La primera es un pequeño cuaderno que espera sobre una silla. Al abrirlo, la memoria de una menarca, de la revelación del terrible revés de un mundo.
Días atrás, en el ciclo Carne Argentina, la hija de Sara Gallardo, Paula Pico Estrada, contó que su mamá le enseñó a bordar con cuidado, de modo tal que la labor quedase tan prolija de un lado como del otro de la tela. Y que, una vez, la retó por unos breteles viejos diciéndole: “¿Te creés que lo que no se ve tiene permiso para ser feo?” En la obra de esta otra Gallardo, la artista plástica, quedamos de repente, como la narradora, arrojados ante el hiriente mamarracho de cruces y nudos del otro lado de la tela. Una tela que es nada más y nada menos que la infancia.

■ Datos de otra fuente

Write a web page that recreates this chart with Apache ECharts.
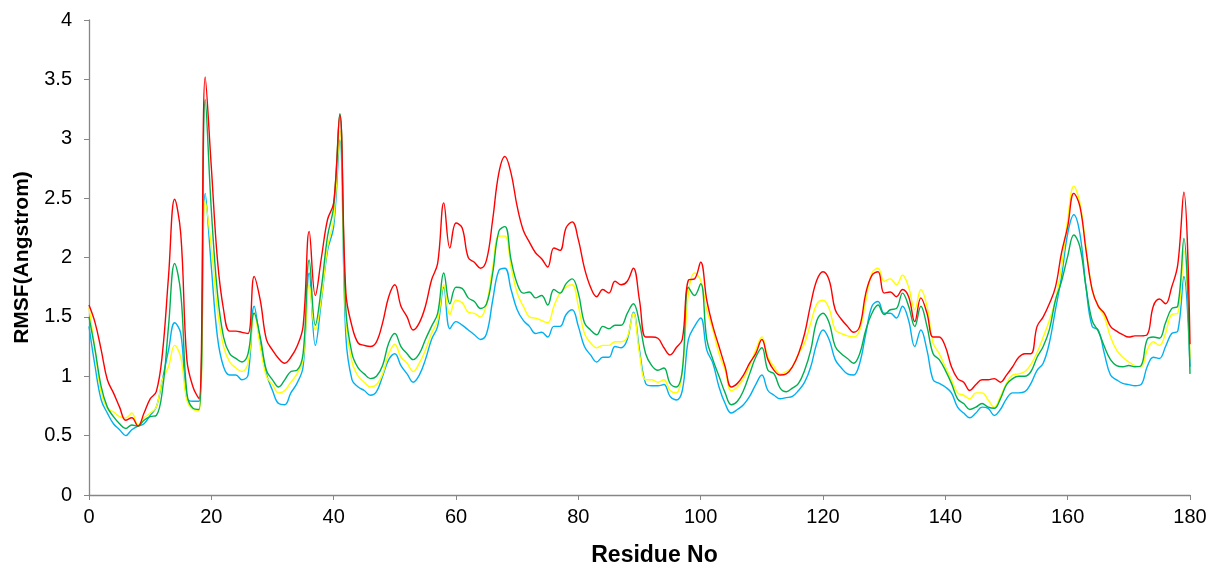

La memoria (que podría leerse como un poema) está escrita en letra cursiva, dispuesta en medio de la hoja, avanzando sin respetar renglones, que no los hay, como un río. Hoja tras hoja una sola línea continua de palabras. Una y otra pasan y la velocidad está impresa en ese trazo, a mano, sobre el papel, días que se empujan en desorden, un desengaño corrosivo que, sin previo aviso, nos abandona. Quedan muchas hojas en blanco después, es un río que podría avanzar –es un río, el del desencanto, que quizás no pueda en el fondo otra cosa que avanzar.
La segunda de las obras, que se ve en la imagen que tomamos para esta nota de la página del Museo, no es la única que se realizó inscribiendo texto sobre una pared –al ingresar a la sala principal hay un enorme paredón donde se copia la crónica del hallazgo de una carta de amor, el regreso de una sensación de juventud–. Pero esta es, en cambio, la crónica de una repugnancia amorosa.
Cincelada en imprenta mayúscula, ocupando una amplia pared, la historia de cómo Gallardo quedó al cuidado de una mujer mayor en un geriátrico de ex-prostitutas mexicanas. De cuando la alimentó, la acarició, la cuidó, la lavó, la durmió, en medio del espanto. Había intentado concertar con la directora de la institución permiso para trabajar retratos de esas mujeres, pero después de ignorarla y entretenerla con esperas le dijo que podía hacerlo solo si trabajaba, a cambio, para ellos. Y se le designó esa mujer, que luego veremos en un video, en un parque, recibiendo caricias en las manos.
Como muchos otros, entre ellos Joe Brainard, Jenny Holzer, Barbara Kruger, Mariela Scafati, Tracey Emin, como el Matt Siber que cita Kenneth Goldsmith antes de decir “hoy en día todo el mundo boxea en la sombra, a solas, con el lenguaje”, las palabras que Gallardo expone son, además de lo que dicen, la silueta con que se hacen ver: cada palabra dice lo que dice y además más y otra cosa, y los modos en que supuran estas otras cosas, aquí, se aprovechan de su materialidad, de su constitución física. Reclaman esa dimensión para completar su sentido.
La potencia y la brutalidad de esas palabras grandes, arrancadas de la realidad y puestas ahí sin adornos, sin metáforas ni suavizaciones de ningún tipo, agujereadas en la pared, parecen el efecto de una operación imposible: como si las cosas que vio y sintió Gallardo en esa experiencia cruenta y total hubiesen tomado carrera a distancia y se hubiesen estrellado contra la pared, agrietándola en forma de letras. Convertidas, de ese modo, en cunetas en las que recibir el diluvio de los que se pongan delante.